The landslip hit a remote mountain community on Mindanao island that was declared off-limits last year due to the ever-present danger of landslides, but migrants in search of instant riches had ignored the warning, they added.
Rescuers using only spades and other hand tools pulled 25 bodies and 15 injured residents from the rubble after the landslide in Napnapan near Pantukan town at dawn, civil defence chief Benito Ramos told AFP.
"A military unit is in the area but they are basically digging with their hands," he told AFP.
Local military official Colonel Lyndon Paniza, who is coordinating the rescue from Pantukan, about two hours away via rugged mountain roads, said rescuers fear there could be more fatalities.
"We expect many were killed since the worst-hit was the middle, where there are more than 50 shanties," Paniza told AFP.
The landslide buried an area measuring about 7,500 square metres (81,000 square feet) as people slept, Paniza added.
Provincial governor Arturo Uy said more than 100 people were believed to be still buried under the collapsed mountainside.
Ramos however said the number of missing was an estimate based on figures from village officials.
The provincial government and local mining firms have been asked to bring heavy equipment up to the village to help local troops speed up the rescue.
The area had been hit by rains unleashed from a storm off Mindanao's southeast coast, the state weather service said.
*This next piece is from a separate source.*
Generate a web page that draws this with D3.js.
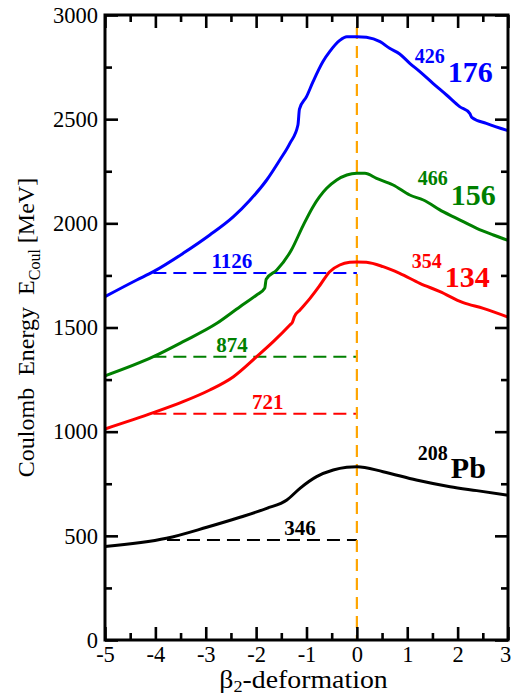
<!DOCTYPE html>
<html><head><meta charset="utf-8">
<script src="https://cdn.jsdelivr.net/npm/d3@7"></script>
<style>
html,body{margin:0;padding:0;background:#fff;}
svg text{font-family:"Liberation Serif","Times New Roman",Times,serif !important;}
</style></head>
<body><svg id="c" width="512" height="699"></svg>
<script>
// ---- data ----
const blueBeta = [-5,-4.37,-4.04,-3.45,-2.92,-2.45,-2.12,-1.79,-1.53,-1.33,-1.17,-1.14,-1.0,-0.87,-0.67,-0.54,-0.34,-0.2,0,0.19,0.46,0.65,0.85,1.05,1.25,1.51,1.78,2.04,2.24,2.28,2.57,3.0];
const blueE    = [1648,1728,1768,1856,1944,2032,2112,2208,2304,2384,2472,2548,2608,2680,2778,2824,2878,2896,2896,2893,2872,2840,2813,2768,2728,2672,2616,2560,2528,2509,2480,2445];

const greenBeta = [-5,-4.04,-3.45,-2.78,-2.32,-1.99,-1.83,-1.80,-1.59,-1.30,-1.07,-0.87,-0.60,-0.40,-0.20,0,0.16,0.39,0.72,1.05,1.32,1.71,1.98,2.38,2.71,3.0];
const greenE    = [1268,1360,1432,1520,1600,1656,1688,1732,1776,1872,1988,2080,2168,2208,2232,2240,2240,2216,2184,2136,2112,2056,2024,1976,1944,1918];

const redBeta = [-5,-4.04,-3.45,-2.92,-2.45,-1.99,-1.66,-1.33,-1.28,-1.24,-1.13,-0.93,-0.73,-0.54,-0.34,-0.14,0,0.19,0.52,0.85,1.25,1.65,2.11,2.51,3.0];
const redE    = [1013,1091,1144,1200,1264,1360,1432,1512,1525,1552,1584,1640,1704,1768,1800,1813,1815,1813,1792,1760,1712,1672,1619,1592,1550];

const blackBeta = [-5,-3.78,-2.98,-2.32,-1.79,-1.39,-1.13,-0.8,-0.47,-0.2,0,0.52,1.18,1.85,2.38,3.0];
const blackE    = [449,488,541,589,632,672,728,784,816,829,832,808,768,736,717,695];

const refStart  = [-4.04,-4.04,-4.04,-3.77];
const refLevel  = [1762,1360,1086,480];
const refLabels = ["1126","874","721","346"];
const refLabelBeta = [-2.48,-2.48,-1.77,-1.13];

const massNumbers = ["426","466","354","208"];
const elementNames = ["176","156","134","Pb"];

const xMajor = [-5,-4,-3,-2,-1,0,1,2,3];
const xMinor = [-4.5,-3.5,-2.5,-1.5,-0.5,0.5,1.5,2.5];
const yMajor = [0,500,1000,1500,2000,2500,3000];
const yMinor = [250,750,1250,1750,2250,2750];

const colors = ["#0000ff","#008000","#ff0000","#000000"];
const SERIF = '"Liberation Serif","Times New Roman",Times,serif';

// ---- chart ----
const svg = d3.select("#c");
const L=105, R=508, T=15, B=640;
const x = d3.scaleLinear().domain([-5,3]).range([L,R]);
const y = d3.scaleLinear().domain([0,3000]).range([B,T]);

svg.append("rect").attr("width",512).attr("height",699).attr("fill","#fff");

const series = [
  {b:blueBeta,e:blueE},{b:greenBeta,e:greenE},{b:redBeta,e:redE},{b:blackBeta,e:blackE}
];

// dashed reference lines
refLevel.forEach((lv,i)=>{
  svg.append("line").attr("x1",x(refStart[i])).attr("x2",x(0))
    .attr("y1",y(lv)).attr("y2",y(lv))
    .attr("stroke",colors[i]).attr("stroke-width",2).attr("stroke-dasharray","13,7");
  svg.append("text").attr("x",x(refLabelBeta[i])).attr("y",y(lv)-5)
    .attr("text-anchor","middle").attr("font-weight","bold").attr("font-size",21)
    .style("font-family",SERIF)
    .attr("fill",colors[i]).text(refLabels[i]);
});

// orange vertical line
svg.append("line").attr("x1",x(0)).attr("x2",x(0)).attr("y1",y(2942)).attr("y2",y(0))
  .attr("stroke","#ffa500").attr("stroke-width",2.2).attr("stroke-dasharray","12,7");

// curves
const line = d3.line().curve(d3.curveMonotoneX);
series.forEach((s,i)=>{
  const pts = s.b.map((bv,j)=>[x(bv),y(s.e[j])]);
  svg.append("path").attr("d",line(pts)).attr("fill","none")
    .attr("stroke",colors[i]).attr("stroke-width",3).attr("stroke-linejoin","round");
});

// nucleus labels
const labPos = [[1.15,63,82],[1.21,185,205],[1.09,268,287],[1.21,460,478]];
labPos.forEach((p,i)=>{
  const x0 = x(p[0]);
  svg.append("text").attr("x",x0).attr("y",p[1]).attr("font-weight","bold")
    .style("font-family",SERIF)
    .attr("font-size",20).attr("fill",colors[i]).text(massNumbers[i]);
  svg.append("text").attr("x",x0+33).attr("y",p[2]).attr("font-weight","bold")
    .style("font-family",SERIF)
    .attr("font-size",30).attr("fill",colors[i]).text(elementNames[i]);
});

// axes (ticks inward on all sides)
function styleAxis(g){
  g.attr("font-family",null);
  g.selectAll("path").remove();
  g.selectAll("line").attr("stroke","#000").attr("stroke-width",2.6);
  g.selectAll("text").attr("font-size",22.5).attr("fill","#000").style("font-family",SERIF);
}
const gxb = svg.append("g").attr("transform",`translate(0,${B})`)
  .call(d3.axisBottom(x).tickValues(xMajor).tickSizeInner(-13).tickSizeOuter(0).tickPadding(6).tickFormat(d=>String(d)))
  .call(styleAxis);
gxb.selectAll("text").filter(d=>d===3).attr("dx",-3);
svg.append("g").attr("transform",`translate(0,${B})`)
  .call(d3.axisBottom(x).tickValues(xMinor).tickSizeInner(-7).tickSizeOuter(0).tickFormat(""))
  .call(styleAxis);
svg.append("g").attr("transform",`translate(0,${T})`)
  .call(d3.axisTop(x).tickValues(xMajor).tickSizeInner(-13).tickSizeOuter(0).tickFormat(""))
  .call(styleAxis);
svg.append("g").attr("transform",`translate(0,${T})`)
  .call(d3.axisTop(x).tickValues(xMinor).tickSizeInner(-7).tickSizeOuter(0).tickFormat(""))
  .call(styleAxis);
svg.append("g").attr("transform",`translate(${L},0)`)
  .call(d3.axisLeft(y).tickValues(yMajor).tickSizeInner(-13).tickSizeOuter(0).tickPadding(7).tickFormat(d=>String(d)))
  .call(styleAxis);
svg.append("g").attr("transform",`translate(${L},0)`)
  .call(d3.axisLeft(y).tickValues(yMinor).tickSizeInner(-7).tickSizeOuter(0).tickFormat(""))
  .call(styleAxis);
svg.append("g").attr("transform",`translate(${R},0)`)
  .call(d3.axisRight(y).tickValues(yMajor).tickSizeInner(-13).tickSizeOuter(0).tickFormat(""))
  .call(styleAxis);
svg.append("g").attr("transform",`translate(${R},0)`)
  .call(d3.axisRight(y).tickValues(yMinor).tickSizeInner(-7).tickSizeOuter(0).tickFormat(""))
  .call(styleAxis);

// frame
svg.append("rect").attr("x",L).attr("y",T).attr("width",R-L).attr("height",B-T)
  .attr("fill","none").attr("stroke","#000").attr("stroke-width",3);

// axis titles
const xt = svg.append("text").attr("transform",`translate(${(L+R)/2-3},688) scale(1.07,1)`)
  .attr("text-anchor","middle").attr("font-size",26).style("font-family",SERIF);
xt.append("tspan").text("β");
xt.append("tspan").attr("font-size",17).attr("dy",4).text("2");
xt.append("tspan").attr("dy",-4).text("-deformation");

const yt = svg.append("text").attr("transform",`translate(34,${(T+B)/2}) rotate(-90)`)
  .attr("text-anchor","middle").attr("font-size",24).style("font-family",SERIF);
yt.append("tspan").text("Coulomb\u00a0\u00a0Energy\u00a0\u00a0E");
yt.append("tspan").attr("font-size",16).attr("dy",6).text("Coul");
yt.append("tspan").attr("dy",-6).text("\u00a0[MeV]");
</script></body></html>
Pantukan and nearby Monkayo town have drawn thousands of gold prospectors for years, and the largely unregulated mining activities have made the mountainside unstable and caused a series of deadly accidents.
Paniza said another landslide had occurred about two kilometres (just over a mile) away on April 22 last year.
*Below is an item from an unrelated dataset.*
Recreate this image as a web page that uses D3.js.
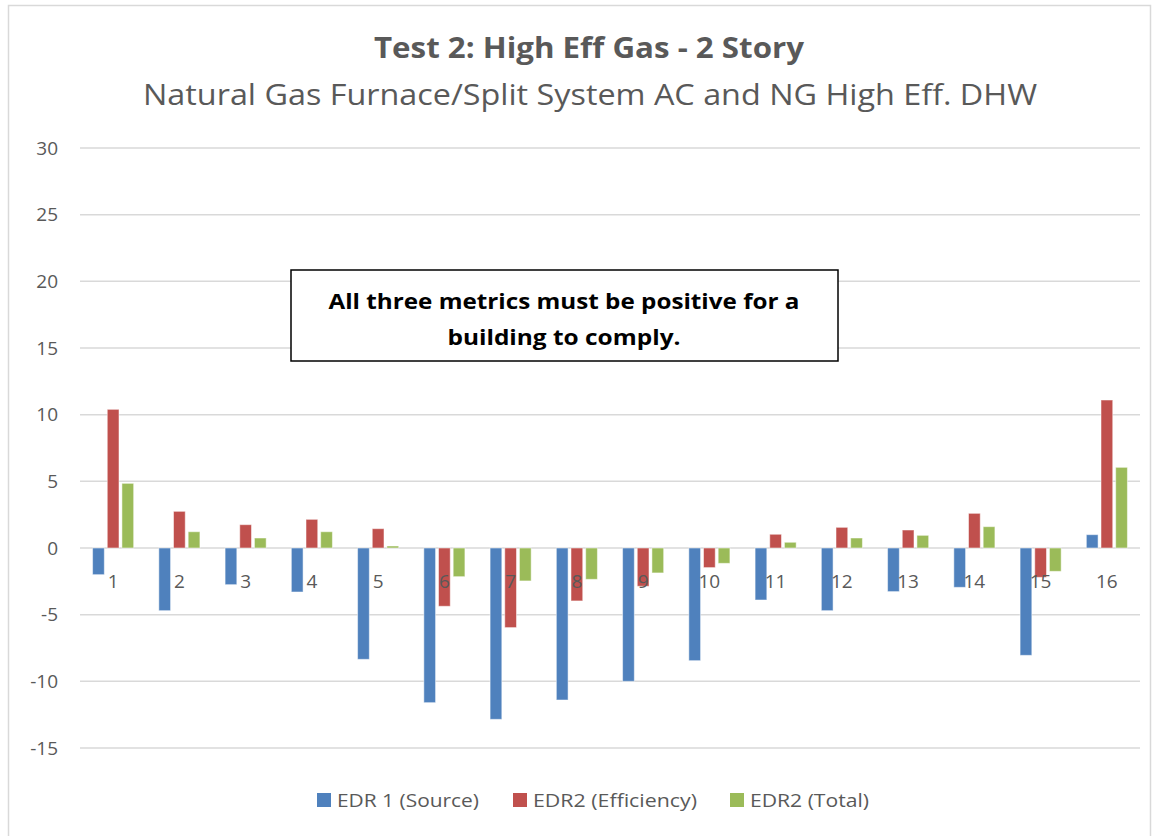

Local officials said that landslide had killed 14 people, while another in 2009 killed 26. Acting on the advice of national government geologists, local officials ordered all Pantukan gold rush areas evacuated last year.
However, they said some people had returned, possibly joined by new migrants drawn by stratospheric gold prices. "These are small-scale miners who tunnel into the side of the mountains like rats," Ramos told AFP.
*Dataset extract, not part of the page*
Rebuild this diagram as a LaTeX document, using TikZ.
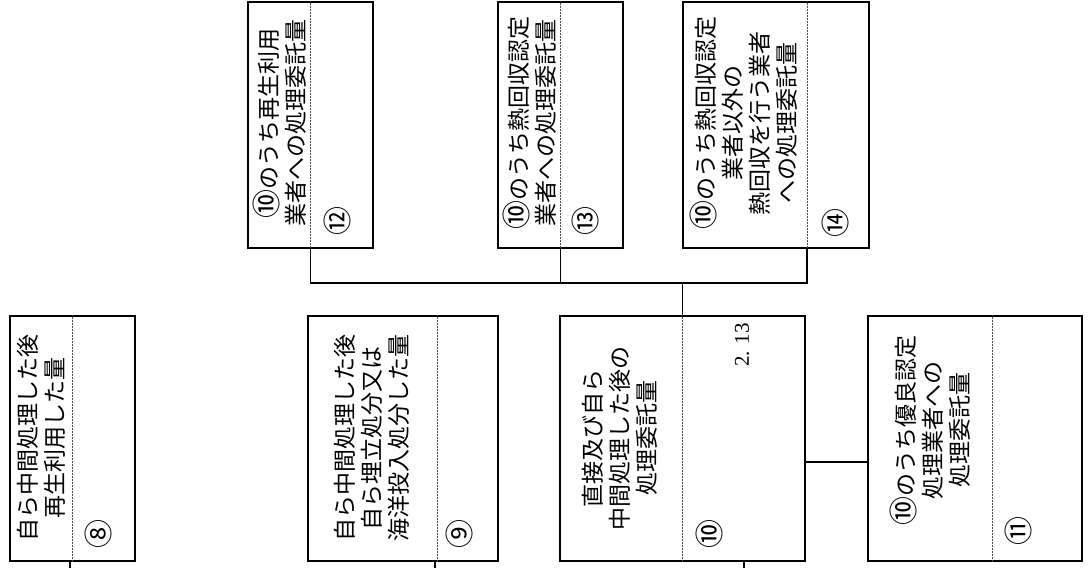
\documentclass[tikz,border=0pt]{standalone}
\usepackage{fontspec}
\newfontfamily\jpfont{Noto Sans CJK JP}
\newfontfamily\numfont{Liberation Serif}
\newcommand{\cten}{{\fontsize{29}{27}\selectfont ⑩}}
\begin{document}
\begin{tikzpicture}[x=1pt,y=-1pt,
  box/.style={draw, line width=1.8pt, inner sep=0pt},
  divider/.style={densely dotted, line width=0.5pt, black!70},
  conn/.style={line width=1.7pt},
  lbl/.style={rotate=90, align=center, inner sep=0pt, font=\jpfont\fontsize{23}{27}\selectfont},
  num/.style={rotate=90, inner sep=0pt, font=\jpfont\fontsize{29}{29}\selectfont},
  val/.style={rotate=90, inner sep=0pt, font=\numfont\fontsize{21}{21}\selectfont}]
\useasboundingbox (0,0) rectangle (1088,568);
\fill[white] (0,0) rectangle (1088,568);

% bottom row boxes
\node[box, minimum width=125pt, minimum height=245pt] (b8)  at (72.5,438.5) {};
\node[box, minimum width=190pt, minimum height=245pt] (b9)  at (403,438.5) {};
\node[box, minimum width=245pt, minimum height=245pt] (b10) at (682.5,438.5) {};
\node[box, minimum width=214pt, minimum height=245pt] (b11) at (975,438.5) {};
% top row boxes
\node[box, minimum width=125pt, minimum height=246pt] (b12) at (310.5,125) {};
\node[box, minimum width=125pt, minimum height=246pt] (b13) at (560.5,125) {};
\node[box, minimum width=186pt, minimum height=246pt] (b14) at (776,125) {};

% divider positions
\coordinate (d8) at (72,0);
\coordinate (d9) at (437,0);
\coordinate (d10) at (682,0);
\coordinate (d11) at (992,0);
\coordinate (d12) at (310,0);
\coordinate (d13) at (560,0);
\coordinate (d14) at (807,0);
\foreach \i in {8,...,14}{
  \draw[divider] (d\i |- b\i.north) -- (d\i |- b\i.south);
}

% labels
\node[lbl] (t8)  at (41,438)  {自ら中間処理した後\\再生利用した量};
\node[lbl] (t9)  at (372,438) {自ら中間処理した後\\自ら埋立処分又は\\海洋投入処分した量};
\node[lbl] (t10) at (620,438) {直接及び自ら\\中間処理した後の\\処理委託量};
\node[lbl] (t11) at (930,430) {\cten のうち優良認定\\処理業者への\\処理委託量};
\node[lbl] (t12) at (280,123) {\cten のうち再生利用\\業者への処理委託量};
\node[lbl] (t13) at (530,123) {\cten のうち熱回収認定\\業者への処理委託量};
\node[lbl] (t14) at (744,123) {\cten のうち熱回収認定\\業者以外の\\熱回収を行う業者\\への処理委託量};

% circled numbers
\node[num] (n8)  at (98,534)  {⑧};
\node[num] (n9)  at (459,534) {⑨};
\node[num] (n10) at (709,534) {⑩};
\node[num] (n11) at (1018,531) {⑪};
\node[num] (n12) at (337,221) {⑫};
\node[num] (n13) at (585,221) {⑬};
\node[num] (n14) at (835,223) {⑭};

% value
\node[val] (v10) at (742,345) {2.\,\,13};

% connectors
\coordinate (e8) at (70,568);
\coordinate (e9) at (435,568);
\coordinate (e10) at (744,568);
\coordinate (bus) at (0,283);
\coordinate (h) at (0,462);
\draw[conn] (b8.south -| e8) -- (e8);
\draw[conn] (b9.south -| e9) -- (e9);
\draw[conn] (b10.south -| e10) -- (e10);
\draw[conn] (b10.north) -- (b10.north |- bus);
\draw[conn] (b12.south) |- (d14 |- bus) -- (d14 |- b14.south);
\draw[conn] (b13.south) -- (b13.south |- bus);
\draw[conn] (b10.east |- h) -- (b11.west |- h);
\end{tikzpicture}
\end{document}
"This had been declared a no-man's-land, where people are forbidden to live. Local officials must explain why people are still there despite the national government's warning," Ramos told a news conference later.
"It's obvious that the gold attracts them. We cannot guard the mountain 24/7 because we have other responsibilities," he said.
The military is fighting a decades-long insurgency in the region and officials say rebels also extort money from the gold prospectors to finance the rebellion.
Provincial governor Uy said the local government had forcibly evacuated the residents after last year's landslide, when the town council passed an ordinance declaring the gold rush areas "no-habitation" zones.
"But the area is remote and the local government has difficulty monitoring the area," he told GMA television.
Miners had been warned previously of the danger, said environment and natural resources secretary Ramon Paje.
"We have identified this area as highly susceptible to landslides," he told ABS-CBN television in an interview.
"We had already told them even before the April incident happened that the top of the ridge is cracked, and it was just a matter of time" before another landslide struck, Paje added.
Ramos said two military helicopters were airlifting more rescuers to Pantukan from the southern port of Cagayan de Oro, one of two Mindanao cities hit hard by flash floods last month that killed more than 1,200 people.